- [What you will do]
Retype, exactly as written, every line from the one containing "Recreate this image" down to the one containing "max: 9, step: 1", including both, and nothing else.

- [Provided data]
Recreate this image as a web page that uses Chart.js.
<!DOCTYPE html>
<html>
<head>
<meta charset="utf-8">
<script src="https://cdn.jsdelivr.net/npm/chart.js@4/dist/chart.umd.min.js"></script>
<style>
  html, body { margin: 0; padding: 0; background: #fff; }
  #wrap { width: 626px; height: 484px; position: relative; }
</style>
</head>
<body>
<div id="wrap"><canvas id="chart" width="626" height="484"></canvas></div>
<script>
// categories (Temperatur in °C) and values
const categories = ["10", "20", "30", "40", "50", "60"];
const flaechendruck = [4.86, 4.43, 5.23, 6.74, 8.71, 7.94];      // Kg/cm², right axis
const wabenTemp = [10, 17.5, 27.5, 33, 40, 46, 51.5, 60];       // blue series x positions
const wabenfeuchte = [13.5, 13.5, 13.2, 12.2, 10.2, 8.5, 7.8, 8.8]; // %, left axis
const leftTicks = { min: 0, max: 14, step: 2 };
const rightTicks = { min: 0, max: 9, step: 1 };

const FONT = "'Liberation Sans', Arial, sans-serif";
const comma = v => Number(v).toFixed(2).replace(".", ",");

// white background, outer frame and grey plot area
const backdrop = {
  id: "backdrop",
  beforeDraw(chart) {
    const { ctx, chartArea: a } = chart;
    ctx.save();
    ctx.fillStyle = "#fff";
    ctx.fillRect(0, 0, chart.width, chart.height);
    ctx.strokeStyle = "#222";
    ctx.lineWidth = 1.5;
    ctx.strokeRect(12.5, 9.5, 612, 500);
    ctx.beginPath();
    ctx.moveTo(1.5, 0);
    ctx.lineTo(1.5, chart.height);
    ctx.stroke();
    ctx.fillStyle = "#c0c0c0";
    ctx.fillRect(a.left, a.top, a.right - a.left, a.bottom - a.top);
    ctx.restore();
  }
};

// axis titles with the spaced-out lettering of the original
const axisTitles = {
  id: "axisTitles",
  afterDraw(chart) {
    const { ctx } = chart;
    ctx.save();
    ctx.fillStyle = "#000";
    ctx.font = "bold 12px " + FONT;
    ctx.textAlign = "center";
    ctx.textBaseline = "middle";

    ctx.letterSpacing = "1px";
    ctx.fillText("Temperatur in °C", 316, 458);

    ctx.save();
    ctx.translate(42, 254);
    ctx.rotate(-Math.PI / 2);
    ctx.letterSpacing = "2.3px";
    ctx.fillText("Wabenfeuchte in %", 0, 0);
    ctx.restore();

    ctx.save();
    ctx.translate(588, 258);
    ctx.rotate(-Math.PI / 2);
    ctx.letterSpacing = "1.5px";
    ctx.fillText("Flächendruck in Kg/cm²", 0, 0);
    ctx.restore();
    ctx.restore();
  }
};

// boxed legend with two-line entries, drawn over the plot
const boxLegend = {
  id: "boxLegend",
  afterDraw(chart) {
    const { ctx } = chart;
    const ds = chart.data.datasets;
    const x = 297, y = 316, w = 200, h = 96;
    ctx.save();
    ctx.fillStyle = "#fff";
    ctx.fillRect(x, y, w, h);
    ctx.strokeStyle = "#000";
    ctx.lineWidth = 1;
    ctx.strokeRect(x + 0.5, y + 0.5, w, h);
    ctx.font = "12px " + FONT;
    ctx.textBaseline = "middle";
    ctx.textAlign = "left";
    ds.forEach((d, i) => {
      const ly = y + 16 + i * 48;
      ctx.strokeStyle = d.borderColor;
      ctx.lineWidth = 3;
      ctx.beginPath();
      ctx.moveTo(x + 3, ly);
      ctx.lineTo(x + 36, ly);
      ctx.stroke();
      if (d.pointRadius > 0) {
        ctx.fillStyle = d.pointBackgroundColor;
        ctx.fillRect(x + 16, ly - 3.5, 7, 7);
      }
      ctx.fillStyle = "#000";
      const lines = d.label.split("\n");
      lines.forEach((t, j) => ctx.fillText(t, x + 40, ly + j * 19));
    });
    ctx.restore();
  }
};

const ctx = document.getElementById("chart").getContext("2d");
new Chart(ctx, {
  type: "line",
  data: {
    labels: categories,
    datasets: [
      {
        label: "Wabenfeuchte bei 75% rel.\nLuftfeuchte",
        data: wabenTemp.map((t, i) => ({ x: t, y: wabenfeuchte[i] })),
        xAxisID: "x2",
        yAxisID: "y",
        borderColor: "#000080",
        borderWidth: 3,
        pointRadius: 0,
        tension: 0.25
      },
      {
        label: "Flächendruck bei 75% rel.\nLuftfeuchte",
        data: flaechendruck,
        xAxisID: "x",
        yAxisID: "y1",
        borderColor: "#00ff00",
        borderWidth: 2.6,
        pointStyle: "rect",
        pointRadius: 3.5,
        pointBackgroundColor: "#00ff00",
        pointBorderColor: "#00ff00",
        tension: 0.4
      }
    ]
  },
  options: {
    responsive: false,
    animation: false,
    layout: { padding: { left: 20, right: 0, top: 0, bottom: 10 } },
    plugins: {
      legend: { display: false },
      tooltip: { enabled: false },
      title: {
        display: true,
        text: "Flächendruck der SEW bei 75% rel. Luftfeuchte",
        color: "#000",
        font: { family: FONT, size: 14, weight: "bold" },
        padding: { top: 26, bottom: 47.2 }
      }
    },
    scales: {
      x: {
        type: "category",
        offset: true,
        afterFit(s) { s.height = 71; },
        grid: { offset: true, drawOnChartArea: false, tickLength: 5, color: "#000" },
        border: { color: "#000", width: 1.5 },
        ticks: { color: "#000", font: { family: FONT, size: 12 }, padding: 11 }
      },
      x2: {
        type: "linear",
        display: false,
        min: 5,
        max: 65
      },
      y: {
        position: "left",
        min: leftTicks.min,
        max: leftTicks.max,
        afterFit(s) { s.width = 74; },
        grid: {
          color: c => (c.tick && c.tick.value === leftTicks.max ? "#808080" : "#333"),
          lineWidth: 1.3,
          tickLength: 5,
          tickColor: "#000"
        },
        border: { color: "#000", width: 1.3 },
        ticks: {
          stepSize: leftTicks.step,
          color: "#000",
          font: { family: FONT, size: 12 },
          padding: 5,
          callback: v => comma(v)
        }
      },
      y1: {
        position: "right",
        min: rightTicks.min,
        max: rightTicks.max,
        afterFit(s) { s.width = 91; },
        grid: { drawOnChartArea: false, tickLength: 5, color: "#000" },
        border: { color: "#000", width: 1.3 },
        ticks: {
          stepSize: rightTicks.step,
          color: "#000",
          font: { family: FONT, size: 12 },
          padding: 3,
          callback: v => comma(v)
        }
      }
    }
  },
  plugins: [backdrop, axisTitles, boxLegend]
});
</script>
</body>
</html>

...

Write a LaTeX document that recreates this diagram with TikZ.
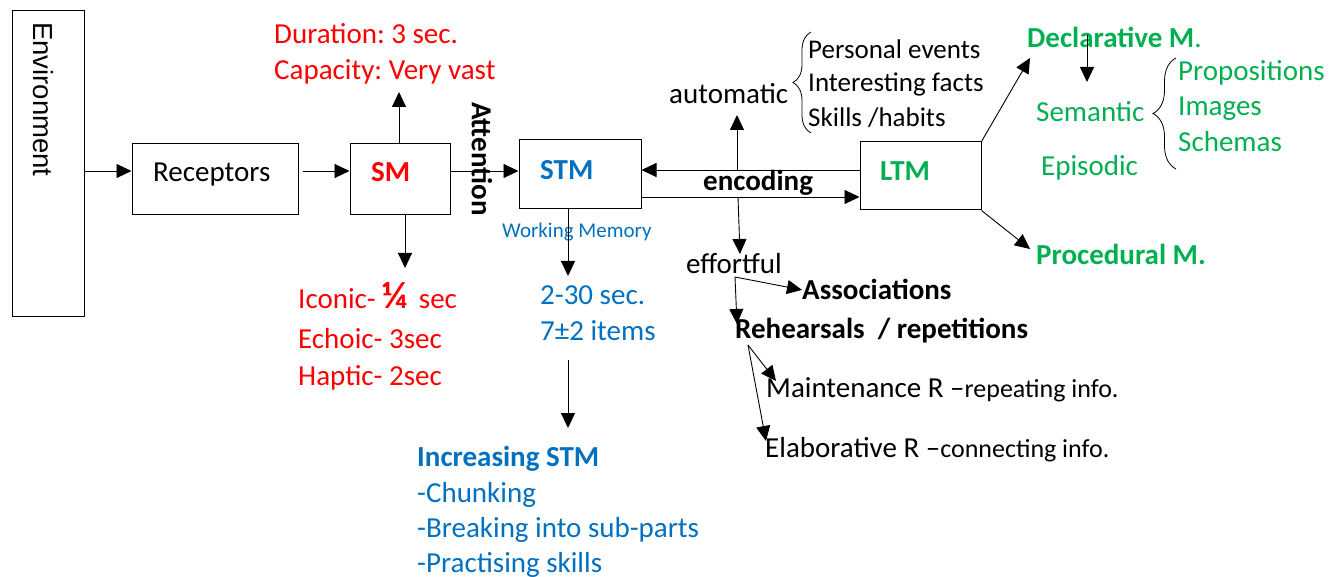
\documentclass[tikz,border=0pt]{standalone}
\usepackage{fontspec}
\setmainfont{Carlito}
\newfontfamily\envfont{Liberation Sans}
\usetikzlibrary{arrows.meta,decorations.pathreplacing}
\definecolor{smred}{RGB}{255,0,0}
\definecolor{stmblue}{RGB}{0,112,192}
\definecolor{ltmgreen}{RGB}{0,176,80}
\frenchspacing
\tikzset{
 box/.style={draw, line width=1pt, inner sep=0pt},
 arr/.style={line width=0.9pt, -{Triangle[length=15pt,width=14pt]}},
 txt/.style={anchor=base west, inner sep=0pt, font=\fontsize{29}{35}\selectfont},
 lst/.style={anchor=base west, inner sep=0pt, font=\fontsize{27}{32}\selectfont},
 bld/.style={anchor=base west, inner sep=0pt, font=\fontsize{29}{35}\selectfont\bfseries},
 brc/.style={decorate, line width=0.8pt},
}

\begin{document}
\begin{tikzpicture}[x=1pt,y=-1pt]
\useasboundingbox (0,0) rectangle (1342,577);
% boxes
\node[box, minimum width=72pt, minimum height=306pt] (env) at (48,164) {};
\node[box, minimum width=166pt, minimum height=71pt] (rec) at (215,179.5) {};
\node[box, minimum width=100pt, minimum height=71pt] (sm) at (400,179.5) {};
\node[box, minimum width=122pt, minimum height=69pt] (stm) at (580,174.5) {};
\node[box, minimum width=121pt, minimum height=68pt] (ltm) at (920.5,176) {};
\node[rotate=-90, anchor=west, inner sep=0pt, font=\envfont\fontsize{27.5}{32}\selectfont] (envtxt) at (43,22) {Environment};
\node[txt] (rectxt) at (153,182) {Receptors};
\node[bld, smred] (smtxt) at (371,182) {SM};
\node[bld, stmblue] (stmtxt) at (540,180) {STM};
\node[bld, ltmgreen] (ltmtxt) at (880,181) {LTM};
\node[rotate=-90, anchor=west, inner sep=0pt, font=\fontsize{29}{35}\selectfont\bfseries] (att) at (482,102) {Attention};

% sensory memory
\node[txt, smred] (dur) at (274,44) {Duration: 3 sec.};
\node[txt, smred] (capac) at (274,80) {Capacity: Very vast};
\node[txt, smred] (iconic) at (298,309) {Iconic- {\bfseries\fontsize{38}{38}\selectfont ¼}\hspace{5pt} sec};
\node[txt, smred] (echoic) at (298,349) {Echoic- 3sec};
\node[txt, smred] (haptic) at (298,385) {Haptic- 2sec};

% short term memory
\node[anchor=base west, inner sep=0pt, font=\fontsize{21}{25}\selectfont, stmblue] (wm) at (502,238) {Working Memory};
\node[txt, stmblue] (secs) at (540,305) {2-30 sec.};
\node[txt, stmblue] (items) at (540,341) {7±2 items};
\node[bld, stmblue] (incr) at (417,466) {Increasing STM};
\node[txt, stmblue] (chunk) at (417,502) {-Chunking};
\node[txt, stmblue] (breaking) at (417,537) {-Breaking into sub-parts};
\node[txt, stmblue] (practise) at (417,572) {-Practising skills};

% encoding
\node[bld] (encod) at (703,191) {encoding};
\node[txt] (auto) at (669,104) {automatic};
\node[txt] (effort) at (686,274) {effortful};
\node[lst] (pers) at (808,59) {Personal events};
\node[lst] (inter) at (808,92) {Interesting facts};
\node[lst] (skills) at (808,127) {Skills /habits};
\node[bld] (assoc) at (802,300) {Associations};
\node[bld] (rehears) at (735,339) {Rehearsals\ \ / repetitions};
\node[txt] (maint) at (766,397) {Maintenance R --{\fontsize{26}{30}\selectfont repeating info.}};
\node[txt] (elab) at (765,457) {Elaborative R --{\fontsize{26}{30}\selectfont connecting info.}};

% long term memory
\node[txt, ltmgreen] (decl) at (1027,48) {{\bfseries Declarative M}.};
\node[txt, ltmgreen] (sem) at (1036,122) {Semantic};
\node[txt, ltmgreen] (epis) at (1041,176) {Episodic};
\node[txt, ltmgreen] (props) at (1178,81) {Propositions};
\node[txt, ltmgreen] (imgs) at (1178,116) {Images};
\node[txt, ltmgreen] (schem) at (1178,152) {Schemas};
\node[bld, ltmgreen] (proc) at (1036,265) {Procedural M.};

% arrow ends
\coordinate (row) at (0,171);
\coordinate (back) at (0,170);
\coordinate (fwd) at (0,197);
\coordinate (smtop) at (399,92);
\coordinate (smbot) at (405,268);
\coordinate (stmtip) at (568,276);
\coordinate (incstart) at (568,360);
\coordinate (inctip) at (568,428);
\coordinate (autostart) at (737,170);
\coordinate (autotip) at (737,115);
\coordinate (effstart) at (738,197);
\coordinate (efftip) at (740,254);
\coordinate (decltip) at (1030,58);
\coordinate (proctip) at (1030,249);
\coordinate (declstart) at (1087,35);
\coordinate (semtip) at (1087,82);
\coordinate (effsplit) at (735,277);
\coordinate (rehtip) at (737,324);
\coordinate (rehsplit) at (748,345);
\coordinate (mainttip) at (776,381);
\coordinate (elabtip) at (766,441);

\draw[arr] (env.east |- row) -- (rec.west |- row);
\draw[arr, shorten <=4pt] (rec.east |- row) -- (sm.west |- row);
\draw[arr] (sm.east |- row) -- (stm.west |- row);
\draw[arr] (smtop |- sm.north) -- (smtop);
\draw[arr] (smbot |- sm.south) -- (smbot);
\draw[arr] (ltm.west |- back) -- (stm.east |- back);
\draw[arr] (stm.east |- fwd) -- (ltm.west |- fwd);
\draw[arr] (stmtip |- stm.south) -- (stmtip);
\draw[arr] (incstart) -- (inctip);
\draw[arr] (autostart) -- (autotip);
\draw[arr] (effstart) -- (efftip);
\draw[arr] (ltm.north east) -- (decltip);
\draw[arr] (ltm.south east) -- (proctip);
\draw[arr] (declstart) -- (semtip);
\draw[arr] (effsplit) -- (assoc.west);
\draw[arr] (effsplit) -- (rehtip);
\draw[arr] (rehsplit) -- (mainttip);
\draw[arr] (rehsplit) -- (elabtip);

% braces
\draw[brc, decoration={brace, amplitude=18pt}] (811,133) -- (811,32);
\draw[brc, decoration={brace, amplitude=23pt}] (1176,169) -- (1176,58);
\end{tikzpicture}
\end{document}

- [Task solution]
Recreate this image as a web page that uses Chart.js.
<!DOCTYPE html>
<html>
<head>
<meta charset="utf-8">
<script src="https://cdn.jsdelivr.net/npm/chart.js@4/dist/chart.umd.min.js"></script>
<style>
  html, body { margin: 0; padding: 0; background: #fff; }
  #wrap { width: 626px; height: 484px; position: relative; }
</style>
</head>
<body>
<div id="wrap"><canvas id="chart" width="626" height="484"></canvas></div>
<script>
// categories (Temperatur in °C) and values
const categories = ["10", "20", "30", "40", "50", "60"];
const flaechendruck = [4.86, 4.43, 5.23, 6.74, 8.71, 7.94];      // Kg/cm², right axis
const wabenTemp = [10, 17.5, 27.5, 33, 40, 46, 51.5, 60];       // blue series x positions
const wabenfeuchte = [13.5, 13.5, 13.2, 12.2, 10.2, 8.5, 7.8, 8.8]; // %, left axis
const leftTicks = { min: 0, max: 14, step: 2 };
const rightTicks = { min: 0, max: 9, step: 1 };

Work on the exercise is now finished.